If you want a collision which is localized, you need to superpose, and the superposition produces a natural scattering event, where a wave-packet comes in, reflects and transmits, and goes out again. If the incoming wavepacked has an energy which is relatively sharply defined, all the properties of the scattering process can be extracted from the corresponding energy eigenstate.
Given the solutions to the stationary eigenstate problem $\psi_p(x)$ for each incoming momentum $p$, so that at large negative x, $\psi_p(x) = exp(ipx) + A \exp(-ipx)$ and $\psi_p(x) = B\exp(ipx)$ at large positive x, superpose these waves in the same way as for a free particle
$$\int dp \psi_k(p) \psi_p(x) e^{-iE(p)t}$$
At large negative times, the phase is stationary only for the incoming part, not for the outgoing or reflected part. This is because each of the three parts describes a free-particle motion, so if you understand where free particle with that momentum would classically be at that time, this is where the wavepacket is nonzero.

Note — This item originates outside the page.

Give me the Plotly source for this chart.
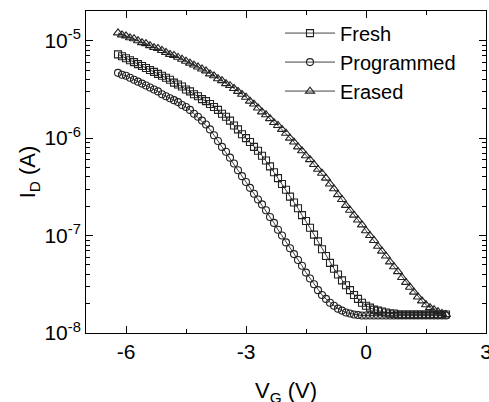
import plotly.graph_objects as go

# Gate voltage (V), 0.1 V steps from -6.2 to 2.0
vg = [round(-6.2 + 0.1 * i, 1) for i in range(83)]

# log10 of drain current (A)
log_id_fresh = [
    -5.14, -5.16, -5.18, -5.20, -5.22, -5.24, -5.26, -5.28, -5.30, -5.32,
    -5.34, -5.36, -5.38, -5.40, -5.43, -5.45, -5.47, -5.50, -5.52, -5.55,
    -5.57, -5.60, -5.62, -5.65, -5.68, -5.71, -5.75, -5.78, -5.82, -5.87,
    -5.91, -5.96, -6.00, -6.04, -6.09, -6.13, -6.18, -6.23, -6.29, -6.35,
    -6.41, -6.47, -6.53, -6.60, -6.66, -6.72, -6.79, -6.85, -6.92, -6.99,
    -7.06, -7.14, -7.21, -7.28, -7.34, -7.40, -7.46, -7.51, -7.56, -7.61,
    -7.65, -7.69, -7.72, -7.74, -7.76, -7.77, -7.78, -7.79, -7.80, -7.80,
    -7.81, -7.81, -7.81, -7.81, -7.81, -7.81, -7.81, -7.81, -7.81, -7.81,
    -7.81, -7.81, -7.81,
]
log_id_programmed = [
    -5.33, -5.35, -5.36, -5.38, -5.40, -5.42, -5.44, -5.46, -5.48, -5.50,
    -5.52, -5.55, -5.57, -5.59, -5.61, -5.63, -5.66, -5.68, -5.71, -5.75,
    -5.78, -5.82, -5.86, -5.91, -5.97, -6.03, -6.09, -6.14, -6.20, -6.26,
    -6.33, -6.39, -6.45, -6.51, -6.57, -6.63, -6.68, -6.74, -6.81, -6.87,
    -6.94, -7.00, -7.07, -7.13, -7.19, -7.25, -7.31, -7.38, -7.44, -7.50,
    -7.56, -7.61, -7.65, -7.69, -7.72, -7.75, -7.77, -7.79, -7.80, -7.81,
    -7.815, -7.82, -7.82, -7.82, -7.82, -7.82, -7.82, -7.82, -7.82, -7.82,
    -7.82, -7.82, -7.82, -7.82, -7.82, -7.82, -7.82, -7.82, -7.82, -7.82,
    -7.82, -7.82, -7.82,
]
log_id_erased = [
    -4.92, -4.94, -4.95, -4.97, -4.98, -5.00, -5.02, -5.03, -5.05, -5.07,
    -5.08, -5.10, -5.12, -5.14, -5.15, -5.17, -5.19, -5.21, -5.23, -5.25,
    -5.27, -5.29, -5.31, -5.34, -5.36, -5.39, -5.41, -5.44, -5.46, -5.49,
    -5.52, -5.55, -5.58, -5.62, -5.65, -5.69, -5.73, -5.76, -5.80, -5.84,
    -5.87, -5.91, -5.95, -6.00, -6.04, -6.09, -6.13, -6.18, -6.22, -6.27,
    -6.32, -6.36, -6.41, -6.47, -6.52, -6.58, -6.63, -6.69, -6.74, -6.79,
    -6.84, -6.89, -6.95, -7.00, -7.05, -7.11, -7.16, -7.21, -7.27, -7.32,
    -7.37, -7.43, -7.48, -7.53, -7.58, -7.63, -7.67, -7.71, -7.74, -7.76,
    -7.78, -7.80, -7.81,
]

series_names = ["Fresh", "Programmed", "Erased"]
series_logs = [log_id_fresh, log_id_programmed, log_id_erased]
series_symbols = ["square-open", "circle-open", "triangle-up-open"]
series_sizes = [7, 7, 8]

x_tickvals = [-6, -3, 0, 3]
x_ticktext = ["-6", "-3", "0", "3"]
y_tickvals = [1e-8, 1e-7, 1e-6, 1e-5]
y_ticktext = ["10<sup>-8</sup>", "10<sup>-7</sup>", "10<sup>-6</sup>", "10<sup>-5</sup>"]
y_minor = [m * 10.0 ** e for e in range(-8, -4) for m in range(2, 10)]
x_title = "V<sub>G</sub> (V)"
y_title = "I<sub>D</sub> (A)"

FONT = "Arial, Liberation Sans, Helvetica, sans-serif"

fig = go.Figure()
for name, logs, sym, sz in zip(series_names, series_logs, series_symbols, series_sizes):
    fig.add_trace(go.Scatter(
        x=vg,
        y=[10 ** v for v in logs],
        mode="lines+markers",
        name=name,
        line=dict(color="#444444", width=1),
        marker=dict(symbol=sym, size=sz, color="#222222",
                    line=dict(color="#222222", width=1.1)),
    ))

fig.update_layout(
    width=489, height=402,
    margin=dict(l=86, r=3, t=11, b=69, autoexpand=False),
    paper_bgcolor="white", plot_bgcolor="white",
    font=dict(family=FONT, size=21, color="black"),
    showlegend=True,
    legend=dict(
        x=0.485, y=0.992, xanchor="left", yanchor="top",
        bgcolor="rgba(0,0,0,0)", borderwidth=0,
        font=dict(family=FONT, size=20, color="black"),
        tracegroupgap=0, itemwidth=50,
    ),
    annotations=[dict(
        text=x_title, xref="paper", yref="paper", x=0.5, y=-0.133,
        xanchor="center", yanchor="top", showarrow=False,
        font=dict(family=FONT, size=22, color="black"),
    )],
)
fig.update_xaxes(
    range=[-7, 3], automargin=False, ticklabeloverflow="allow",
    tickmode="array", tickvals=x_tickvals, ticktext=x_ticktext,
    ticks="inside", ticklen=7, tickwidth=1, tickcolor="black",
    minor=dict(tickmode="array", tickvals=[-4.5, -1.5, 1.5], ticks="inside",
               ticklen=4, tickwidth=1, tickcolor="black", showgrid=False),
    showline=True, linecolor="black", linewidth=1, mirror="allticks",
    showgrid=False, zeroline=False,
    tickfont=dict(family=FONT, size=21),
)
fig.update_yaxes(
    type="log", range=[-8, -4.695], automargin=False, ticklabeloverflow="allow",
    tickmode="array", tickvals=y_tickvals, ticktext=y_ticktext,
    ticks="inside", ticklen=7, tickwidth=1, tickcolor="black",
    minor=dict(tickmode="array", tickvals=y_minor, ticks="inside",
               ticklen=4, tickwidth=1, tickcolor="black", showgrid=False),
    showline=True, linecolor="black", linewidth=1, mirror="allticks",
    showgrid=False, zeroline=False,
    tickfont=dict(family=FONT, size=21),
    title=dict(text=y_title, font=dict(family=FONT, size=22), standoff=2),
)

fig.write_html("out.html", config={"displayModeBar": False},
               post_script="document.body.style.margin='0';")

So at negative times, the wavepacket is centered at
$$ x = E'(k)t$$
For large positive t, there are two places where the phase is stationary--- those x where
$$ x = - E'(k) t$$
$$ x = E_2'(k) t$$
Where $E_2'(k)$ is the change in phase of the transmitted k-wave in time (it can be different than the energy if the potential has an asymptotically different value at $+\infty$ than at $-\infty$). These two stationary phase regions are where the reflected and transmitted packet are located. The coefficient of the reflected and transmitted packets are A and B. If A and B were of unit magnitude, the superposition would conserve probability. So the actual transmission and reflection probability for a wavepacket is the square of the magnitude of A and of B, as expected.